Dave’s 3-Word Review:
Political Die Hard
Every now and again, we get a movie that seems identical to another movie that is released sometime the same year. For example, in 1998, both A Bugs Life, and Antz were released, along with Armageddon and Deep Impact. The Prestige and The Illusionist in 2006 and 2012 had Mirror Mirror and Snow White and the Huntsman. The list goes on and on, and this year, a few others are added onto the list. Such as Oblivion and After Earth, A Haunted House and Scary Movie 5, and finally how can you forget Olympus Has Fallen and White House Down? The latter seems to be a pair that has the closest plot out of any of the aforementioned films. Usually, whatever the case may be, one usually comes out on top…so how is Olympus Has Fallen?
This film centers on Gerard Butler’s character, Mike Banning. Banning used to be on the President’s detail, and was one of the best secret service agents around, thanks to a history in Special Forces. When the First Lady dies in a traffic accident on Banning’s clock, he leaves the secret service. A year and a half later, Banning works in the treasury department when the White House is taken under siege. Among the chaos, the President (Aaron Ekhart) is taken into the bunker and Banning makes his way into the White House, where he silently strikes and takes down the terrorists one by one in order to save the President, and ultimately, the country, as the plans for a nuclear holocaust are divulged.
In the scheme of things, the movie is strikingly similar to the plot of the first Die Hard film. The White House is taken hostage, and a white action hero scours the building alone, making sarcastic remarks to the terrorist, who lurks beneath, all the while speaking to the black guy who is talking him through the whole ordeal. In that regards, you might think Bruce Willis may be a better fit than Butler. Even Kiefer Sutherland’s history in the TV show, 24 may have given him enough credentials to fit the role perfectly; however, he is currently busy with his new show, Touch. Gerard Butler does hold his own, even if he wasn’t the best fit for the role. The acting wasn’t the issue.
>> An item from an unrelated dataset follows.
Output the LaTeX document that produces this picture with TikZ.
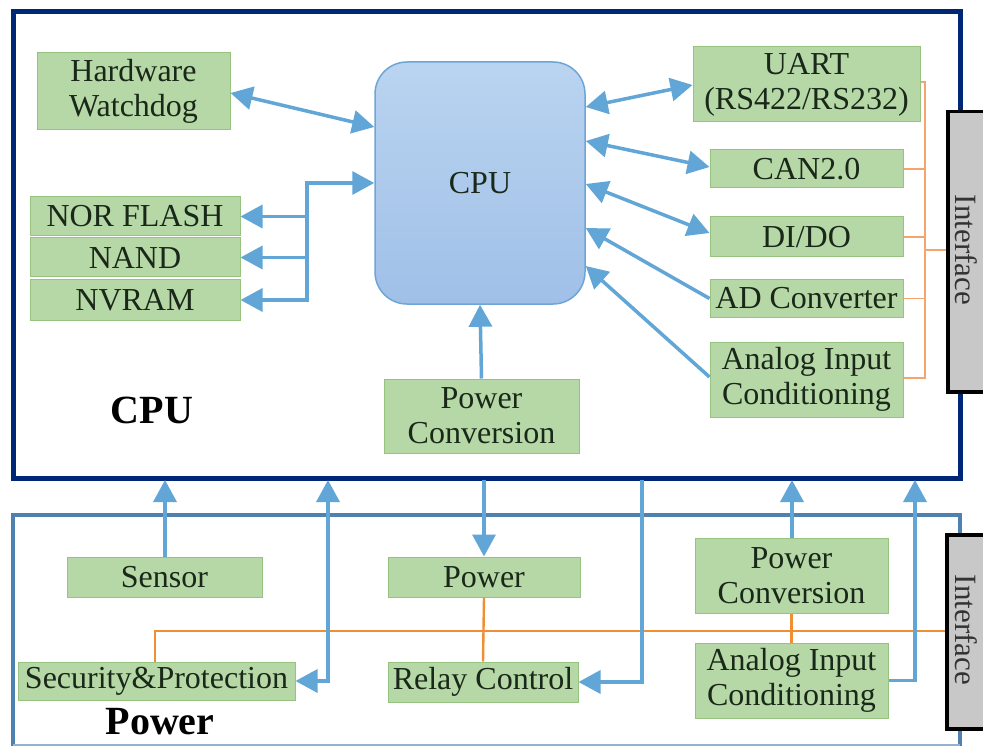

The cast was also comprised of incredible talent that we all recognize. Butler, Ekhart, Morgan Freeman, Dylan McDermott, and Ashley Judd among the list. The plot is thought provoking, and a promising action flick. The problem arises when all you can really say about the plot is the fact that it is promising, because it doesn’t successfully go beyond that. One incredibly important element to a film, that in essence acts as glue, is the film’s tone. Unfortunately, Olympus Has Fallen feels too much like a production. It looks and feels fake.
A movie feeling like a production is a dangerous place for a movie to be in, because you then lose any sense of emotion from the actors, you aren’t convinced that this is actually happening, so you don’t feel in danger. The CGI effects seem dull, and the White House doesn’t really feel like the White House. You soon realize that apart from the Oval Office, they try to convince the audience that this is really the White House simply by throwing in plenty of presidential paintings. I can throw official paintings of presidents up on my wall at home…that doesn’t make my house the White House.
The fact of the matter is that the movie had a great idea, and maybe Roland Emmerich’s White House Down will hold more water into the believability about what is truly happening. The actors gave it their all, and all of this should be recognized and respected. If there wasn’t another movie coming out soon with practically the same plot, I would say this is definitely a movie you should at least give the benefit of the doubt, but as it is now…you have an option between two movies, and given Emmerich’s reputation, White House Down is most likely going to be the better film of the two.
Regardless, you will still want to know what happens in the end of the movie, so it isn’t a waste to check out. Olympus Has Fallen came to theaters on Mar. 22, check it out!